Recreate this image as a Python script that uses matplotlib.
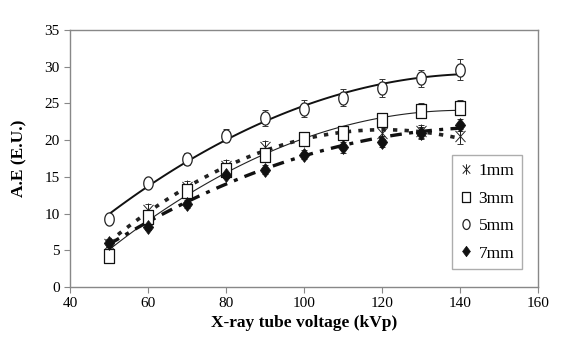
import numpy as np
import matplotlib.pyplot as plt
from matplotlib.path import Path

plt.rcParams['font.family'] = ['Liberation Serif', 'DejaVu Serif']

kvp = [50, 60, 70, 80, 90, 100, 110, 120, 130, 140]
ae_1mm = [5.8, 10.5, 13.6, 16.5, 19.0, 20.0, 20.8, 21.0, 21.2, 20.5]
ae_3mm = [4.2, 9.6, 13.1, 16.0, 18.0, 20.2, 21.0, 22.8, 24.0, 24.4]
ae_5mm = [9.2, 14.1, 17.4, 20.6, 23.0, 24.3, 25.8, 27.1, 28.4, 29.6]
ae_7mm = [6.0, 8.2, 11.3, 15.3, 16.0, 18.0, 19.0, 19.8, 21.0, 22.1]
err_1mm = [0.8, 0.8, 0.8, 0.8, 0.9, 0.8, 0.8, 0.9, 0.9, 1.0]
err_3mm = [0.7, 0.7, 0.7, 0.8, 0.8, 0.7, 0.8, 0.8, 1.0, 1.0]
err_5mm = [0.6, 0.6, 0.8, 0.9, 1.1, 1.2, 1.1, 1.2, 1.2, 1.4]
err_7mm = [0.5, 0.5, 0.5, 0.5, 0.6, 0.6, 0.7, 0.7, 0.8, 0.8]
labels = ['1mm', '3mm', '5mm', '7mm']

# tall markers, like in the original (squeezed horizontally)
sx = 0.72
t = np.linspace(0, 2 * np.pi, 41)
ellipse = Path(np.column_stack([sx * np.cos(t), np.sin(t)]), closed=True)
rect = Path([(-sx, -1), (sx, -1), (sx, 1), (-sx, 1), (-sx, -1)], closed=True)
diamond = Path([(0, -1), (0.75, 0), (0, 1), (-0.75, 0), (0, -1)], closed=True)
star = Path([(0, -1), (0, 1), (-sx, -0.8), (sx, 0.8), (-sx, 0.8), (sx, -0.8)],
            [Path.MOVETO, Path.LINETO, Path.MOVETO, Path.LINETO, Path.MOVETO, Path.LINETO])

fig = plt.figure(figsize=(5.77, 3.46), dpi=100)
ax = fig.add_axes([0.1213, 0.1705, 0.811, 0.7428])

x = np.array(kvp)
series = [
    (ae_1mm, err_1mm, dict(marker=star, ms=10, mfc='none', mec='#222222', mew=0.7),
     dict(ls=(0, (1.2, 2.0)), lw=2.6, color='#222222')),
    (ae_3mm, err_3mm, dict(marker=rect, ms=9.5, mfc='white', mec='#111111', mew=0.9),
     dict(ls='-', lw=0.8, color='#222222')),
    (ae_5mm, err_5mm, dict(marker=ellipse, ms=9.5, mfc='white', mec='#222222', mew=0.9),
     dict(ls='-', lw=1.4, color='#111111')),
    (ae_7mm, err_7mm, dict(marker=diamond, ms=10, mfc='#111111', mec='#111111', mew=0.5),
     dict(ls=(0, (3.5, 2.2, 1.2, 2.2)), lw=2.4, color='#111111')),
]

xs = np.linspace(50, 140, 60)
for (vals, err, mstyle, lstyle), lab in zip(series, labels):
    coef = np.polyfit(x, vals, 2)
    ax.plot(xs, np.polyval(coef, xs), zorder=2, **lstyle)
    ax.errorbar(x, vals, yerr=err, fmt='none', ecolor='#333333', elinewidth=0.7,
                capsize=2.5, capthick=0.7, zorder=3)
    ax.plot(x, vals, ls='none', label=lab, zorder=4, **mstyle)

ax.set_xlim(40, 160)
ax.set_ylim(0, 35)
ax.set_xticks(range(40, 161, 20))
ax.set_yticks(range(0, 36, 5))
ax.tick_params(axis='both', labelsize=11, color='#888888', length=4, direction='out')
for s in ax.spines.values():
    s.set_color('#888888')
    s.set_linewidth(1.0)

ax.set_xlabel('X-ray tube voltage (kVp)', fontsize=12.5, fontweight='bold', labelpad=3)
ax.set_ylabel('A.E (E.U.)', fontsize=12.5, fontweight='bold', labelpad=12)

leg = ax.legend(loc='lower right', bbox_to_anchor=(0.985, 0.035), fontsize=12.5,
                frameon=True, fancybox=False, edgecolor='#999999', handlelength=0.7,
                handletextpad=0.4, labelspacing=0.65, borderpad=0.45, markerscale=0.75)
leg.get_frame().set_linewidth(1.0)

fig.savefig('out.png', dpi=100)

*TASK OBJECTIVE*: Write out the full set of lines verbatim, without the pictures.

*ANSWER FOR THE TASK*:
Recreate this image as a Python script that uses matplotlib.
import numpy as np
import matplotlib.pyplot as plt
from matplotlib.path import Path

plt.rcParams['font.family'] = ['Liberation Serif', 'DejaVu Serif']

kvp = [50, 60, 70, 80, 90, 100, 110, 120, 130, 140]
ae_1mm = [5.8, 10.5, 13.6, 16.5, 19.0, 20.0, 20.8, 21.0, 21.2, 20.5]
ae_3mm = [4.2, 9.6, 13.1, 16.0, 18.0, 20.2, 21.0, 22.8, 24.0, 24.4]
ae_5mm = [9.2, 14.1, 17.4, 20.6, 23.0, 24.3, 25.8, 27.1, 28.4, 29.6]
ae_7mm = [6.0, 8.2, 11.3, 15.3, 16.0, 18.0, 19.0, 19.8, 21.0, 22.1]
err_1mm = [0.8, 0.8, 0.8, 0.8, 0.9, 0.8, 0.8, 0.9, 0.9, 1.0]
err_3mm = [0.7, 0.7, 0.7, 0.8, 0.8, 0.7, 0.8, 0.8, 1.0, 1.0]
err_5mm = [0.6, 0.6, 0.8, 0.9, 1.1, 1.2, 1.1, 1.2, 1.2, 1.4]
err_7mm = [0.5, 0.5, 0.5, 0.5, 0.6, 0.6, 0.7, 0.7, 0.8, 0.8]
labels = ['1mm', '3mm', '5mm', '7mm']

# tall markers, like in the original (squeezed horizontally)
sx = 0.72
t = np.linspace(0, 2 * np.pi, 41)
ellipse = Path(np.column_stack([sx * np.cos(t), np.sin(t)]), closed=True)
rect = Path([(-sx, -1), (sx, -1), (sx, 1), (-sx, 1), (-sx, -1)], closed=True)
diamond = Path([(0, -1), (0.75, 0), (0, 1), (-0.75, 0), (0, -1)], closed=True)
star = Path([(0, -1), (0, 1), (-sx, -0.8), (sx, 0.8), (-sx, 0.8), (sx, -0.8)],
            [Path.MOVETO, Path.LINETO, Path.MOVETO, Path.LINETO, Path.MOVETO, Path.LINETO])

fig = plt.figure(figsize=(5.77, 3.46), dpi=100)
ax = fig.add_axes([0.1213, 0.1705, 0.811, 0.7428])

x = np.array(kvp)
series = [
    (ae_1mm, err_1mm, dict(marker=star, ms=10, mfc='none', mec='#222222', mew=0.7),
     dict(ls=(0, (1.2, 2.0)), lw=2.6, color='#222222')),
    (ae_3mm, err_3mm, dict(marker=rect, ms=9.5, mfc='white', mec='#111111', mew=0.9),
     dict(ls='-', lw=0.8, color='#222222')),
    (ae_5mm, err_5mm, dict(marker=ellipse, ms=9.5, mfc='white', mec='#222222', mew=0.9),
     dict(ls='-', lw=1.4, color='#111111')),
    (ae_7mm, err_7mm, dict(marker=diamond, ms=10, mfc='#111111', mec='#111111', mew=0.5),
     dict(ls=(0, (3.5, 2.2, 1.2, 2.2)), lw=2.4, color='#111111')),
]

xs = np.linspace(50, 140, 60)
for (vals, err, mstyle, lstyle), lab in zip(series, labels):
    coef = np.polyfit(x, vals, 2)
    ax.plot(xs, np.polyval(coef, xs), zorder=2, **lstyle)
    ax.errorbar(x, vals, yerr=err, fmt='none', ecolor='#333333', elinewidth=0.7,
                capsize=2.5, capthick=0.7, zorder=3)
    ax.plot(x, vals, ls='none', label=lab, zorder=4, **mstyle)

ax.set_xlim(40, 160)
ax.set_ylim(0, 35)
ax.set_xticks(range(40, 161, 20))
ax.set_yticks(range(0, 36, 5))
ax.tick_params(axis='both', labelsize=11, color='#888888', length=4, direction='out')
for s in ax.spines.values():
    s.set_color('#888888')
    s.set_linewidth(1.0)

ax.set_xlabel('X-ray tube voltage (kVp)', fontsize=12.5, fontweight='bold', labelpad=3)
ax.set_ylabel('A.E (E.U.)', fontsize=12.5, fontweight='bold', labelpad=12)

leg = ax.legend(loc='lower right', bbox_to_anchor=(0.985, 0.035), fontsize=12.5,
                frameon=True, fancybox=False, edgecolor='#999999', handlelength=0.7,
                handletextpad=0.4, labelspacing=0.65, borderpad=0.45, markerscale=0.75)
leg.get_frame().set_linewidth(1.0)

fig.savefig('out.png', dpi=100)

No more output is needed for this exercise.